The UK university’s bond market debut is a £350m is a senior unsecured obligation and reflects its Aaa issuer rating. The bullet bond issue, via HSBC, Morgan Stanley and RBS, will have a 3.75% coupon and mature in 2052. The issue follows three days of investor meetings in Edinburgh and London, which the banks said showed early indications of interest in what investors regard as a “unique opportunity”.
Moody’s comments that while the university has remained almost debt free to date, the £350m borrowing will result in a modest leverage relative to peers. It is expected that the bond proceeds will be applied towards further investment in research facilities, accommodation and other university assets. The largest investment currently being considered by the university, which recently marked its 800th anniversary, would be the development of a site in the northwest of Cambridge, including the creation of 1,500 housing units for research staff and 100,000 square metres of research space.

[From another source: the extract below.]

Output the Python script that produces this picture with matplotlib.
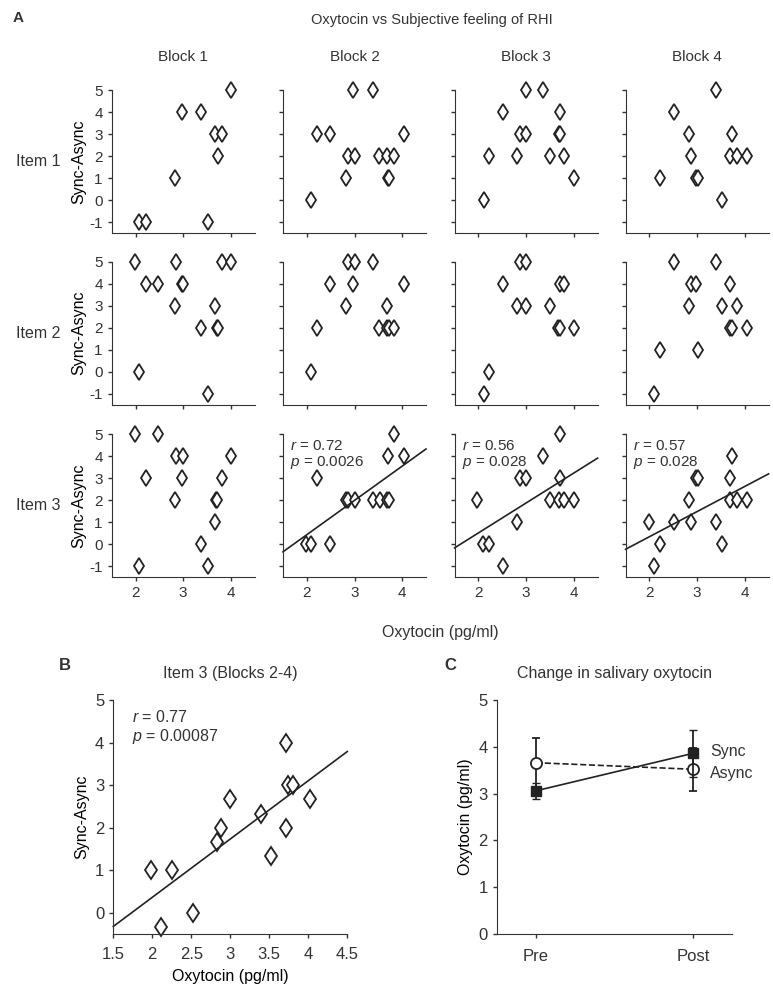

With a long-dated issue, the university aims to tap into UK pension and insurance funds, which have longer investment horizons. The only other UK university to fund in the capital markets is De Montfort University, Leicester, rated Aa1 by Moody’s. In July, Barclays led a £100m 5.375% June 2042 issue, following two weeks of investor meetings in the UK, the paper offering a yield of 5.625%.
On 2 October, Moody’s assigned an Aaa issuer rating to the University of Cambridge, reflecting its outstanding market position, significant amount of liquid assets and strong governance structure. It
also took into account the expected increase in the university’s debt-to-revenue ratio to a modest level.